[start]

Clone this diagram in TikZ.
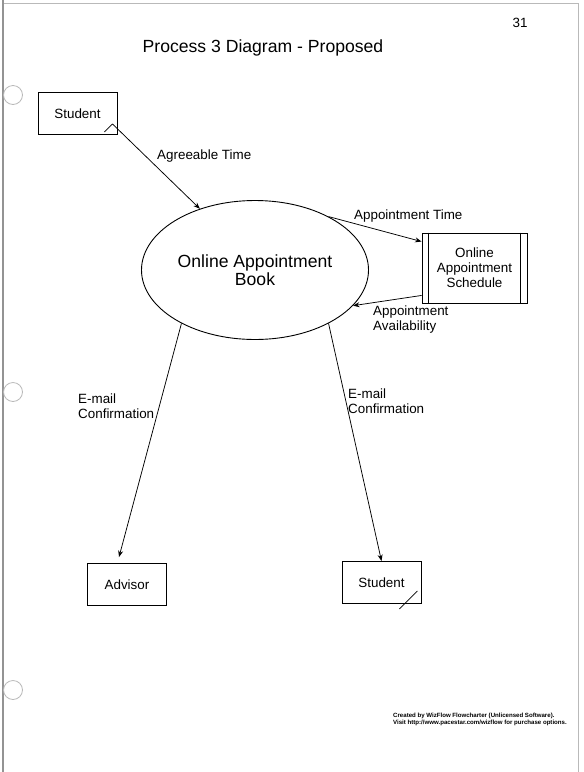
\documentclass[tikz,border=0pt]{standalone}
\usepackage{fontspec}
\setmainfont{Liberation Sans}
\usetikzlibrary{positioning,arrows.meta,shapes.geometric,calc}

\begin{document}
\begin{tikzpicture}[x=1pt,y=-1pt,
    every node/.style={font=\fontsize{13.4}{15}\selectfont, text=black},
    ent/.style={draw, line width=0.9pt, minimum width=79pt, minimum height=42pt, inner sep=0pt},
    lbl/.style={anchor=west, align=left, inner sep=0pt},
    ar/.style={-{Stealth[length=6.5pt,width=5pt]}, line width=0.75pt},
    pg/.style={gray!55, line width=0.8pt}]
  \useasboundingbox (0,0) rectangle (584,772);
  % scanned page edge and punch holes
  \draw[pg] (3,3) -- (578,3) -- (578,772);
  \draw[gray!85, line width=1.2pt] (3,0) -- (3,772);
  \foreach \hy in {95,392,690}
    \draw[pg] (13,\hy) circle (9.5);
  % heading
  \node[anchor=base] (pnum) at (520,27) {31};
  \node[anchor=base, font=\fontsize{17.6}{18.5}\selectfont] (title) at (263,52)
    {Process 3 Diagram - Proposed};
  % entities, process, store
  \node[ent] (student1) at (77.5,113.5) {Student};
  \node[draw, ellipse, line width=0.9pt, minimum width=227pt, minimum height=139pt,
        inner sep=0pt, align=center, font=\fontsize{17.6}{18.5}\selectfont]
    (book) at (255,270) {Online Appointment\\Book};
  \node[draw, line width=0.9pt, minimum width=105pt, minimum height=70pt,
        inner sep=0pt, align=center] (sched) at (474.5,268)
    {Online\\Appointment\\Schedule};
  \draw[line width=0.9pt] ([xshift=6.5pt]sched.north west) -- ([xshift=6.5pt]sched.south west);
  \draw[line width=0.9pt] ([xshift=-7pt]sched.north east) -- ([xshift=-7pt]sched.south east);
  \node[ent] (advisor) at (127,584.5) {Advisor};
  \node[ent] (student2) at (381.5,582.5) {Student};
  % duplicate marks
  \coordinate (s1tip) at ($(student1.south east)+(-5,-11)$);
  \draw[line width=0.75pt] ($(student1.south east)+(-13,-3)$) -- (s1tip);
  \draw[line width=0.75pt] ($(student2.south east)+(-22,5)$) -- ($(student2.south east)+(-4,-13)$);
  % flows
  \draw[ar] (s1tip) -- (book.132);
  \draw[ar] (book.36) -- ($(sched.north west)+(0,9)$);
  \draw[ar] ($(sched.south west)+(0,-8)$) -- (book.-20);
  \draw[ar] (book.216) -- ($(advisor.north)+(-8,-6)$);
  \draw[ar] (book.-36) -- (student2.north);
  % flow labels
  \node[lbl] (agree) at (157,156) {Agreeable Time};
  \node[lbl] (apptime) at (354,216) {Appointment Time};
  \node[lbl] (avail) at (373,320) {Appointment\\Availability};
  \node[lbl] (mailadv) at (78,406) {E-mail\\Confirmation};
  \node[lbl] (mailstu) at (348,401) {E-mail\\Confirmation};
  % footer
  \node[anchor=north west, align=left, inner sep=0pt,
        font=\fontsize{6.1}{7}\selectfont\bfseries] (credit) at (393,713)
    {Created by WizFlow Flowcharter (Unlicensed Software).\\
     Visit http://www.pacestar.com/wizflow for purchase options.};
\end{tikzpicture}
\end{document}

[end]
[start]

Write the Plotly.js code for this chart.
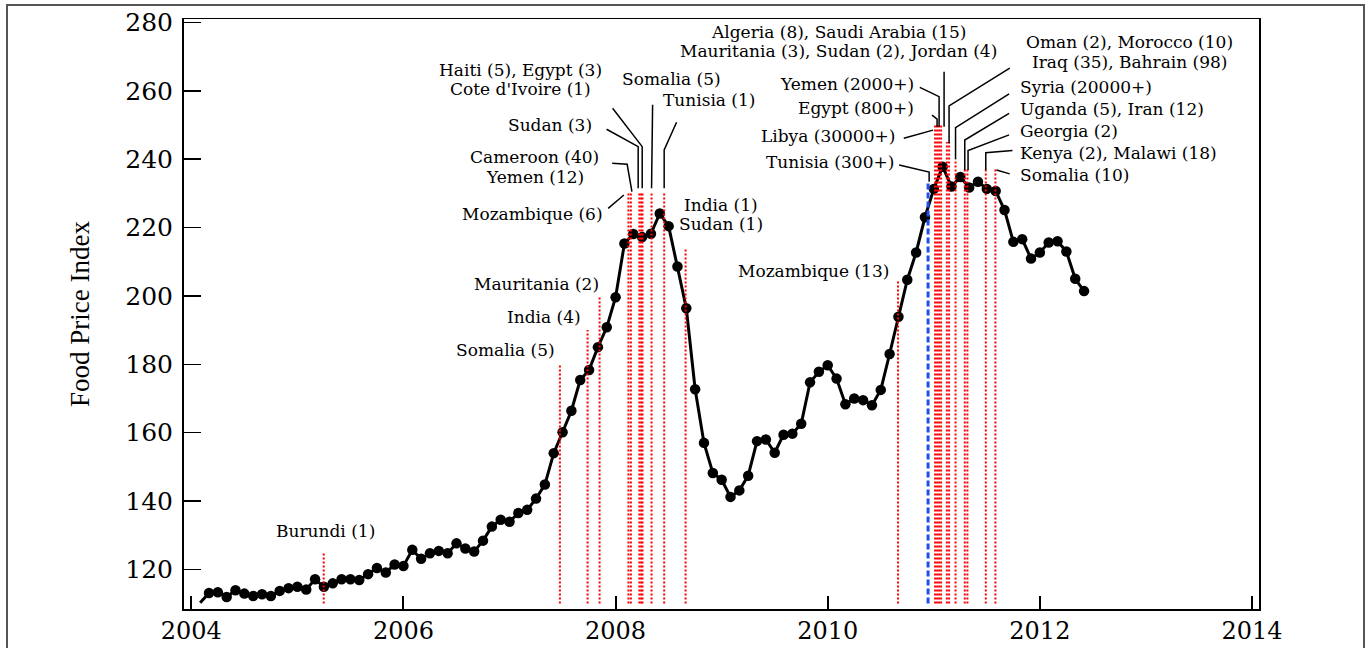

[end]
[start]

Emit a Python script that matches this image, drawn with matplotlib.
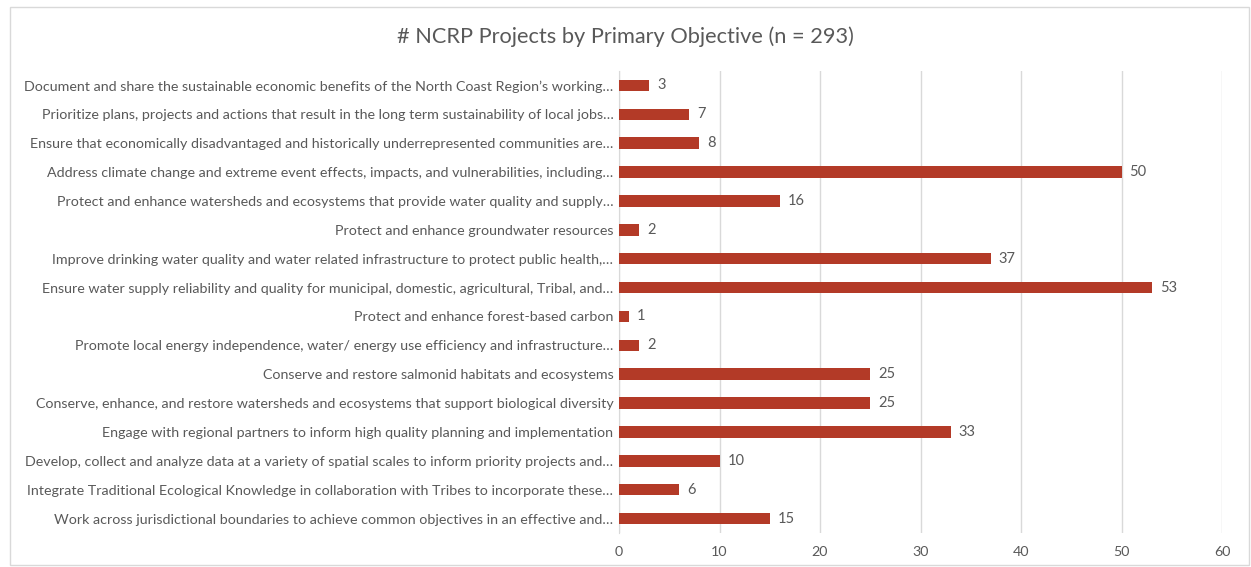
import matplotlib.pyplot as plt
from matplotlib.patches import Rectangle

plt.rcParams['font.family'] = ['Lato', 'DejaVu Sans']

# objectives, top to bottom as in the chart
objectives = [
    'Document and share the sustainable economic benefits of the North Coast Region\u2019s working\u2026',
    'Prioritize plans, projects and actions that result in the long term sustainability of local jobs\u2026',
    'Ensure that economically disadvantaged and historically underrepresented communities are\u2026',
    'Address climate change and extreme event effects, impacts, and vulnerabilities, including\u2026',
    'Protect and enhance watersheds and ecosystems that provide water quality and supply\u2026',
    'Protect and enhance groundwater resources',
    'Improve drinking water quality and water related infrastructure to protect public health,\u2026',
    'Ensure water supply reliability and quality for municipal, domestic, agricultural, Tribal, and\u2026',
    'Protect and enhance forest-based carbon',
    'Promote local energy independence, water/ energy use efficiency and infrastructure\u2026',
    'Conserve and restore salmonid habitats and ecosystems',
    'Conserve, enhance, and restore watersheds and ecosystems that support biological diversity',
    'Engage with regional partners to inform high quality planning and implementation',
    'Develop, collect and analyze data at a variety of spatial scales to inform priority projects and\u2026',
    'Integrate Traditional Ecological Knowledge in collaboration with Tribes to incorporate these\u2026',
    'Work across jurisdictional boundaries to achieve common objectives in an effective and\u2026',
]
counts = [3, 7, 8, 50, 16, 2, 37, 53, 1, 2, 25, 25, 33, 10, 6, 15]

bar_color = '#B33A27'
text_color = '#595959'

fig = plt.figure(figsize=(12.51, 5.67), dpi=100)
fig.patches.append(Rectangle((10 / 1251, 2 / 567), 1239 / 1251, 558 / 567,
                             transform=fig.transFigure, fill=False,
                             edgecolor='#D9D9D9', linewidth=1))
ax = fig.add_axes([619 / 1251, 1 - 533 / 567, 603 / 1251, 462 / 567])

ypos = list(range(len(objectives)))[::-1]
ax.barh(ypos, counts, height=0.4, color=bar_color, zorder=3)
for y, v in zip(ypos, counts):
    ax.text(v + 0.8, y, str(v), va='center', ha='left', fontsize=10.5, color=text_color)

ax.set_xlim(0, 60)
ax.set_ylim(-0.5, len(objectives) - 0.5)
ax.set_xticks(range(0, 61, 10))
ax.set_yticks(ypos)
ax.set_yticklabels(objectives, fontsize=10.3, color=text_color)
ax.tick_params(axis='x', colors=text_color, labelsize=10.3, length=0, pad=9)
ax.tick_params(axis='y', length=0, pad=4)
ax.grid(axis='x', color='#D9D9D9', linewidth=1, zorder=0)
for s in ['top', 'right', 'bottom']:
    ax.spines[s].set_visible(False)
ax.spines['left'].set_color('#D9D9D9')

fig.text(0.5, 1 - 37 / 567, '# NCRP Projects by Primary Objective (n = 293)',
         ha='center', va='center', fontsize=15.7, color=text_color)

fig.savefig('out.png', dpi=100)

[end]

Task directions -
From the records above, copy exactly the stretch from the line holding "Emit a Python" through the line holding "plt.rcParams['font.family'] = ['Lato', 'DejaVu", both ends included, without the pictures.

Task result -
Emit a Python script that matches this image, drawn with matplotlib.
import matplotlib.pyplot as plt
from matplotlib.patches import Rectangle

plt.rcParams['font.family'] = ['Lato', 'DejaVu Sans']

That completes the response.